Brooklyn Daily Eagle
New York, USA
13 February 1891
THE LAST VICTIM
Of a Murderer's Frenzy in a London Street
London, February 13.
Further particulars in regard to the woman who was found dead in
the Whitechapel district this morning and who is supposed to have
been murdered by the fiend known as "Jack the Ripper", show that
she was about 25 years of age and quite good looking for a woman of
her class. She was found lying on her back with the head nearly
severed from her body. There was also a severe wound on the back of
her head, caused, it is thought, by the severe fall she experienced
when her assailant knocked her down.
The scene of this possibly latest of the series of "Jack the
Ripper's" crimes is a dark, narrow archway known as Swallow's
gardens and leading from Little Mint street to Chambers street. The
archway referred to is, during the busy hours, a well frequented
thoroughfare, especially used by railway employees and stablemen in
passing to and from their residences in and about that packed
neighborhood to their work on the numerous lines of railroads or in
the many stables scattered about that section of the city.
At all times of the night there are people awake in the houses and
pedestrians passing about and through Swallow's gardens, but nobody
seems to have heard any cries of an alarming nature during the
early hours this morning, when the crime was committed.
The murdered woman, judging from her appearance, belonged to the
abandoned class, and was fairly well dressed. Though her hair was
untidy her clothing had not been disarranged. The police theory is
that the woman was murdered while in a standing position; that the
crime was probably the work of "Jack the Ripper". and that the
murderer was frightened away by the approach of some pedestrian
before he had time to mutilate the body in the manner already
described in the previous crimes attributed to "Jack the Ripper."
On the other hand, it is known that the residents of Whitechapel in
particular and of London in general are prone to give credit to "
Jack the Ripper" for any murder or attempt at murder in
Whitechapel, where a woman is concerned.
The body, after the usual formalities taken with the object of
establishing the woman's identity and of finding a clue to the
murderer had been gone through with in the usual stereotyped
manner, was taken to the Whitechapel mortuary. The blood was still
warm when the body was found. When the blood stains had been
cleared awy the police carved a rough cross in the wood work over
the spot in Swallow's gardens where the unfortunate woman was
found, in order to mark the spot where the crime was perpetrated.
Large crowds of people, naturally, gathered around Swallow's
gardens this morning in spite of the heavy efforts of scores of
detectives and of uniformed and plain clothes police of the
division. There seems to be, as in so many other and similar cases,
no definite clew to the murderer. No arrests have been made.

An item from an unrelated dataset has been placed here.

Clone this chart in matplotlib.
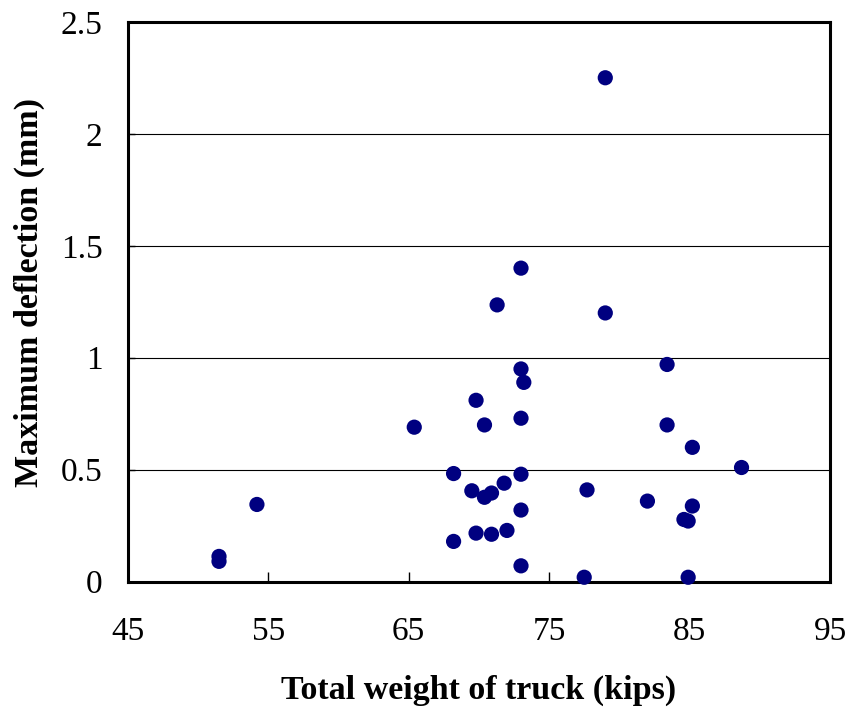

A railroad employee, it is true, says he saw the murdered woman
talking to a man, apparently a foreign seaman, just previous to the
time the murder is supposed to have been committed, and the police
are now engaged in searching all the vessels lying in the Thames or
in the many docks about the port of London. The policeman who found
the murdered woman must have reached the spot while the murderer
was only a few yards away, for the woman's lips were still
twitching nervously and her eyes were still rolling when the
officer bent over her and a moment later sounded his whistle in a
call for assistance, which must have placed any policeman in the
neighborhood on the alert.
A woman's hat was found near the scene of the murder concealed by a
piece of drapery. This hat was, in addition to the one on the
murdered woman's head, suggestive, according to the London police,
that either the "Ripper" or the woman was disguised.
The spot where the murdered woman's body was found was not a
stone's throw from a police station.
Upon being questioned by his superior officer, the policeman who
found the body said that, in addition to the nervous twitching of
the lips and the rolling of the eyes already referred to, the
woman's limbs were moving when he found her. Consequently, she must
have been still alive when the policeman bent over her. The officer
added that as soon as he discovered that a crime had been committed
he rushed to the end of the archway and sounded an alarm with his
whistle, while the "Ripper" must have escaped through the
neighboring streets. A large number of people who were immediately
attracted to the scene of the murder by the police alarm assisted
the scores of officers who soon appeared in searching the
neighboring doorways, alleyways, dark nooks and corners where a man
could conceal himself.
The wound across the murdered woman's throat was evidently caused
by a sharp, powerful stroke, and nothing can shake the belief of
the police that but for the approach of some pedestrian, possibly
the policeman who found the body, would have been mutilated in a
manner similar to that of the other Whitechapel murders.
The woman found murdered in Swallow's gardens has been identified
as an unfortunate known as "Carroty Nell".
LATER: The police have arrested a man on suspicion of being
concerned in the murder of the unfortunate woman.